I would need to add a filter condition while ingesting data from a Cosmos Mongo DB using Databricks,
I am using the below query to ingest data of a Cosmos Collection:
df = spark.read \
.format('com.mongodb.spark.sql.DefaultSource') \
.option('uri', sourceCosmosConnectionString) \
.option('database', sourceCosmosDocument) \
.option('collection', sourceCosmosCollection) \
.load()
How can I add a filter here to pick only selected data?

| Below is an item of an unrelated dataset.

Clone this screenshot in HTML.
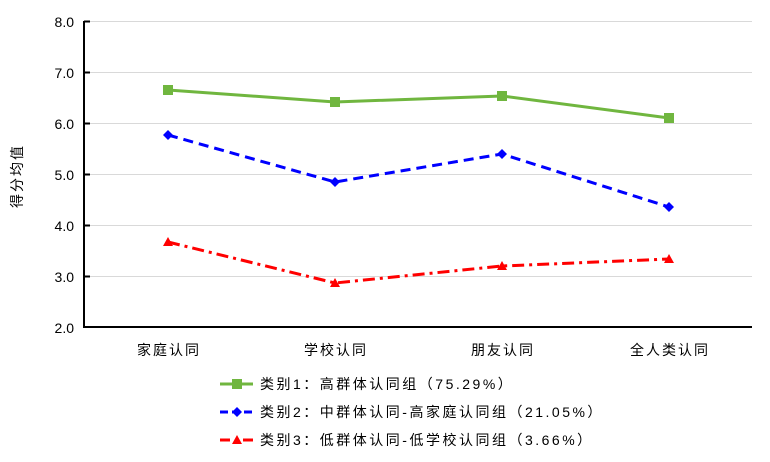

Eg: I only want to ingest data where {"type" : "student"}
I would really appreciate if anyone can help in this
I gave a try with the below query but getting error as below:
query = {"type" : "student"}
df = spark.read \
.format('com.mongodb.spark.sql.DefaultSource') \
.option('uri', sourceCosmosConnectionString) \
.option('database', sourceCosmosDocument) \
.option('collection', sourceCosmosCollection) \
.option('pipeline', json.dumps(query)) \
.load()
Error:
org.apache.spark.SparkException: Job aborted due to stage failure: Task 0 in stage 16.0 failed 4 times, most recent failure: Lost task 0.3 in stage 16.0 (TID 34) (10.139.64.5 executor 0): com.mongodb.MongoCommandException: Command failed with error 40324 (40324): 'Unrecognized pipeline stage name: type' on server xxxxxxx-xxxxx.mongo.cosmos.azure.com:10255. The full response is {"ok": 0.0, "errmsg": "Unrecognized pipeline stage name: type", "code": 40324, "codeName": "40324"}